The church must lead the way in finishing this fight against this evil virus. Why? Because we belong to a God who cares. He is fierce and fearless in his
compassion for us, and he asks us to be like him. Jesus gave a very clear and compelling example in the story of the Good Samaritan of how this is fleshed
out in Luke 10. It’s the story that many of us are so familiar with but it’s asks an essential question. The question is, “Who is my neighbor?”
In the story, the neighbor was a stranger in great need. Here is a man who takes a road on a journey and along that road he is accosted by robbers who
strip him naked, take everything he owns and leave him to die. And supposedly religious folks walk by him and leave him. It’s just like the story in the
news recently of a toddler in China who was run over by a car. Security cameras record at least 20 people walking by that baby, that toddler as she was
on the ground. You could see people looking at her and seeing that she was badly hurt. They would either step around her or they would go this direction,
or they would step over her and they walked by her. I don’t understand that. But Jesus tells us that that’s been the way we respond from the beginning of time.
Here in this story of the Good Samaritan, of the man who was left for dying on the street, and the religious people who walked past him. That little girl in China
eventually died even though somebody finally had the compassion to pick her up and take her to a hospital. In this story in Luke chapter 10, this outcast man,
he was a Samaritan and nobody cared about him. He was nobody in that society, so the religious people felt okay in ignoring him. But there was a man who
came and cared for this man, this Samaritan man came and cared for the injured man. He spent his time, he spent his money, he spent his effort to make sure
that this man got the help that he needed.
He represents the kind of people God asks us to be. Not worried about what other people will think, because let’s be honest. If somebody were to find out that
you were an advocate for people who were HIV+, there are some people that will say, “That’s really cool. That’s great. I think that’s awesome.” Some people
will say, “Hmm. Don’t really have an opinion one way or the other.” Then there are some other people who will say, “You’re what? An advocate for whom?
For people that are HIV+?” You know really clearly that they’re judging you and they’re judging the people who are sick. But those of us who are going to be
finishers, who are going to finish this task, cannot be worried about what other people think. We can’t be worried about how much money it’s going to cost. Yes,
it will cost our government money. It will cost us personally. It will cost our churches. It will. It will cost. We can’t be worried about that. We can’t be worried
about our reputation. We can’t be worried about the amount of time that it takes to show kindness, fearless, fierce, faithful compassion.

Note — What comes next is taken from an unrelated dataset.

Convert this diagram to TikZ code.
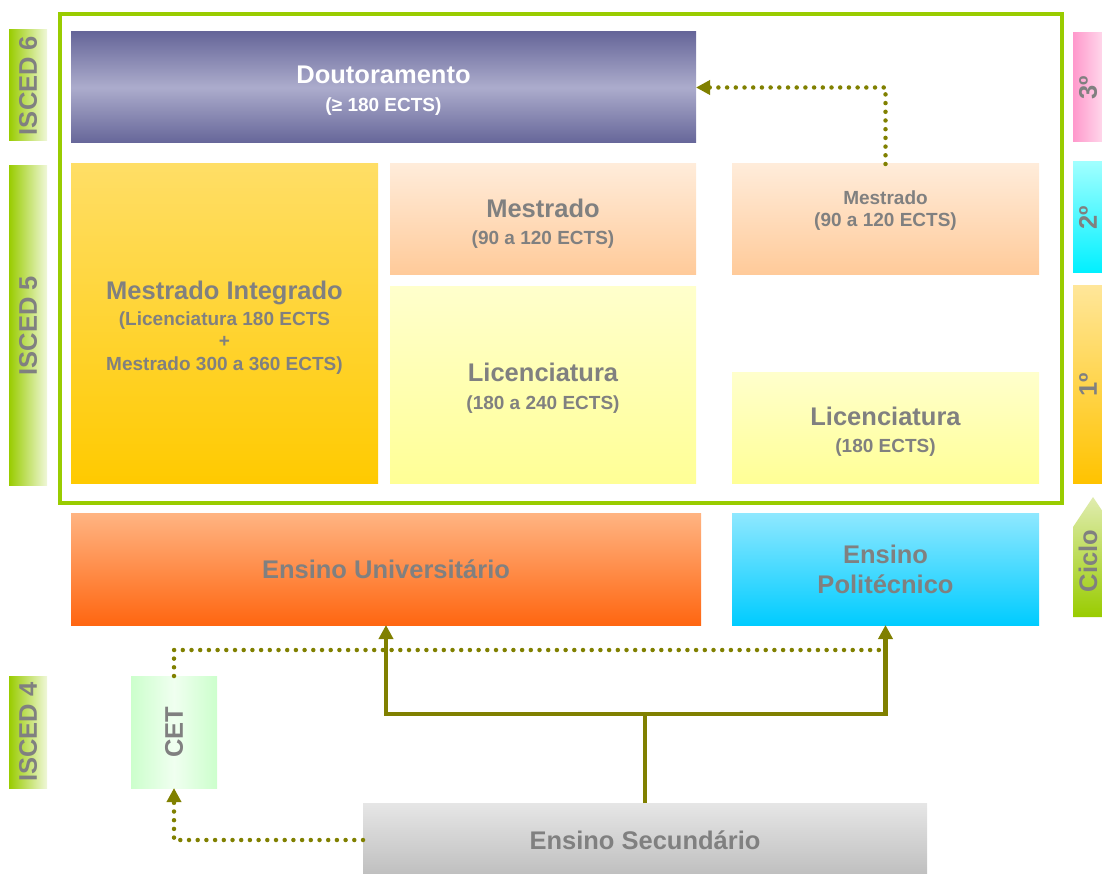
\documentclass[tikz,border=0pt]{standalone}
\usepackage{fontspec}
\setmainfont{Liberation Sans}
\usetikzlibrary{arrows.meta}
\definecolor{txtgray}{HTML}{808080}
\definecolor{frameg}{HTML}{99CC00}
\definecolor{olive}{HTML}{808000}
\definecolor{pinkA}{HTML}{FF99CC}
\definecolor{pinkB}{HTML}{FFD6EA}
\definecolor{cyanA}{HTML}{A0FFFF}
\definecolor{cyanB}{HTML}{00F0FF}
\definecolor{goldA}{HTML}{FFE699}
\definecolor{goldB}{HTML}{FFC300}
\definecolor{cicA}{HTML}{E0ECB0}
\definecolor{douA}{HTML}{666699}
\definecolor{douB}{HTML}{ACACCC}
\definecolor{miA}{HTML}{FFDE66}
\definecolor{miB}{HTML}{FFCA00}
\definecolor{meA}{HTML}{FFECDA}
\definecolor{meB}{HTML}{FFCA99}
\definecolor{liA}{HTML}{FFFFCC}
\definecolor{liB}{HTML}{FFFF96}
\definecolor{unA}{HTML}{FFB482}
\definecolor{unB}{HTML}{FF6611}
\definecolor{poA}{HTML}{8FE8FF}
\definecolor{poB}{HTML}{00CCFF}
\definecolor{ceA}{HTML}{CCFFCC}
\definecolor{ceB}{HTML}{F0FFF0}
\definecolor{seA}{HTML}{E6E6E6}
\definecolor{seB}{HTML}{BEBEBE}
\tikzset{
  box/.style={rectangle, inner sep=0pt, outer sep=0pt, align=center, text=txtgray,
    font=\fontsize{25.5}{25}\selectfont\bfseries},
  lbl/.style={inner sep=0pt, outer sep=0pt, align=center, text=txtgray,
    font=\fontsize{25.5}{25}\selectfont\bfseries},
  sub/.style={font=\fontsize{19}{22}\selectfont\bfseries},
  isced/.style={box, left color=frameg, right color=frameg!15, minimum width=38pt},
  dotline/.style={draw=olive, line width=4.5pt, line cap=round, dash pattern=on 0pt off 8.7pt},
  solidline/.style={draw=olive, line width=4.5pt},
  tip/.style={-{Triangle[width=14pt,length=14pt]}},
}
\newcommand{\subl}[1]{{\fontsize{19}{22}\selectfont #1}}
\begin{document}
\begin{tikzpicture}[x=1pt,y=-1pt]
\useasboundingbox (0,0) rectangle (1102,874);
\clip (0,0) rectangle (1102,874);

% green frame
\draw[frameg, line width=4pt] (60,14) rectangle (1062,503);

% left ISCED bars
\node[isced, minimum height=111pt] (i6) at (28,85.5) {\rotatebox{90}{ISCED 6}};
\node[isced, minimum height=319pt] (i5) at (28,325.5) {\rotatebox{90}{ISCED 5}};
\node[isced, minimum height=112pt] (i4) at (28,732) {\rotatebox{90}{ISCED 4}};

% right cycle bars
\node[box, minimum width=29pt, minimum height=109pt, left color=pinkA, right color=pinkB]
      (c3) at (1087.5,87.5) {};
\node[lbl] (c3t) at (1088,87.5) {\rotatebox{90}{3º}};
\node[box, minimum width=29pt, minimum height=111pt, top color=cyanA, bottom color=cyanB]
      (c2) at (1087.5,217.5) {};
\node[lbl] (c2t) at (1088,217.5) {\rotatebox{90}{2º}};
\node[box, minimum width=29pt, minimum height=197pt, top color=goldA, bottom color=goldB]
      (c1) at (1087.5,384.5) {};
\node[lbl] (c1t) at (1088,384.5) {\rotatebox{90}{1º}};
\shade[top color=cicA, bottom color=frameg]
  (1073,617) -- (1073,527) -- (1093,497) -- (1102,510.5) -- (1102,617) -- cycle;
\node[lbl] (ciclo) at (1088,561) {\rotatebox{90}{Ciclo}};

% Doutoramento
\node[box, minimum width=625pt, minimum height=111pt,
      top color=douA, bottom color=douA, middle color=douB] (dout) at (383.5,87.5) {};
\node[lbl, text=white] (doutt) at ([yshift=-3.5pt]dout.center) {Doutoramento\\[3pt]\subl{(≥ 180 ECTS)}};

% Mestrado Integrado
\node[box, minimum width=307pt, minimum height=319pt, top color=miA, bottom color=miB]
      (mi) at (224.5,323.5) {};
\node[lbl] (mit) at ([yshift=-4pt]mi.center)
  {Mestrado Integrado\\[1pt]\subl{(Licenciatura 180 ECTS}\\[-2.5pt]\subl{+}\\[-2.5pt]\subl{Mestrado 300 a 360 ECTS)}};

% Mestrado universitario
\node[box, minimum width=306pt, minimum height=111pt, top color=meA, bottom color=meB]
      (mu) at (543,219.5) {};
\node[lbl] (mut) at ([yshift=-4.5pt]mu.center) {Mestrado\\[2pt]\subl{(90 a 120 ECTS)}};

% Licenciatura universitaria
\node[box, minimum width=306pt, minimum height=196pt, top color=liA, bottom color=liB]
      (lu) at (543,385) {};
\node[lbl] (lut) at ([yshift=-3.5pt]lu.center) {Licenciatura\\[3pt]\subl{(180 a 240 ECTS)}};

% Mestrado politecnico
\node[box, minimum width=307pt, minimum height=111pt, top color=meA, bottom color=meB]
      (mp) at (885.5,219.5) {};
\node[lbl, sub] (mpt) at ([yshift=8.5pt]mp.center) {Mestrado\\(90 a 120 ECTS)};

% Licenciatura politecnica
\node[box, minimum width=307pt, minimum height=111pt, top color=liA, bottom color=liB]
      (lp) at (885.5,427.5) {};
\node[lbl] (lpt) at ([yshift=-4pt]lp.center) {Licenciatura\\[2pt]\subl{(180 ECTS)}};

% Ensino Universitario
\node[box, minimum width=630pt, minimum height=112pt, top color=unA, bottom color=unB]
      (univ) at (386,569) {Ensino Universitário};

% Ensino Politecnico
\node[box, font=\fontsize{25.5}{30}\selectfont\bfseries, minimum width=307pt, minimum height=112pt,
      top color=poA, bottom color=poB]
      (poli) at (885.5,569) {Ensino\\Politécnico};

% CET
\node[box, minimum width=86pt, minimum height=112pt,
      left color=ceA, right color=ceA, middle color=ceB]
      (cet) at (174,732) {\rotatebox{90}{CET}};

% Ensino Secundario
\node[box, minimum width=564pt, minimum height=74pt, top color=seA, bottom color=seB]
      (sec) at (645,840) {Ensino Secundário};

% connectors
\coordinate (j) at (sec.north |- 0,714);
\coordinate (d1) at (poli.south |- 0,650);
\draw[dotline] (cet.north) |- (d1);
\draw[dotline, tip] (sec.west) -| (cet.south);
\draw[dotline, tip] (mp.north) |- (dout.east);
\draw[solidline, {Triangle[width=14pt,length=14pt]}-{Triangle[width=14pt,length=14pt]}]
  (univ.south) |- (j) -| (poli.south);
\draw[solidline] (sec.north) -- (j);
\end{tikzpicture}
\end{document}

I want to be a finisher.
This man in the story was that. He was a finisher. He stayed with the man that had been injured until he was well. We have to ask ourselves…will we be like that?
Will we be like those who walked by those who were in pain, those who were suffering, those who need us? Will we be like those who can’t be bothered because
it costs too much? Because it takes too much time? Because we’re worried about our reputation? Because we’ve just got other stuff we’re doing? Or will we be
like the Good Samaritan. Will we be finishers? Will we be part of ending this terrible scourge that has left more than 25 million people dead and left more than 15
million orphans? My answer is yes….we will…..we will be fearless in our compassion and we will finish the task!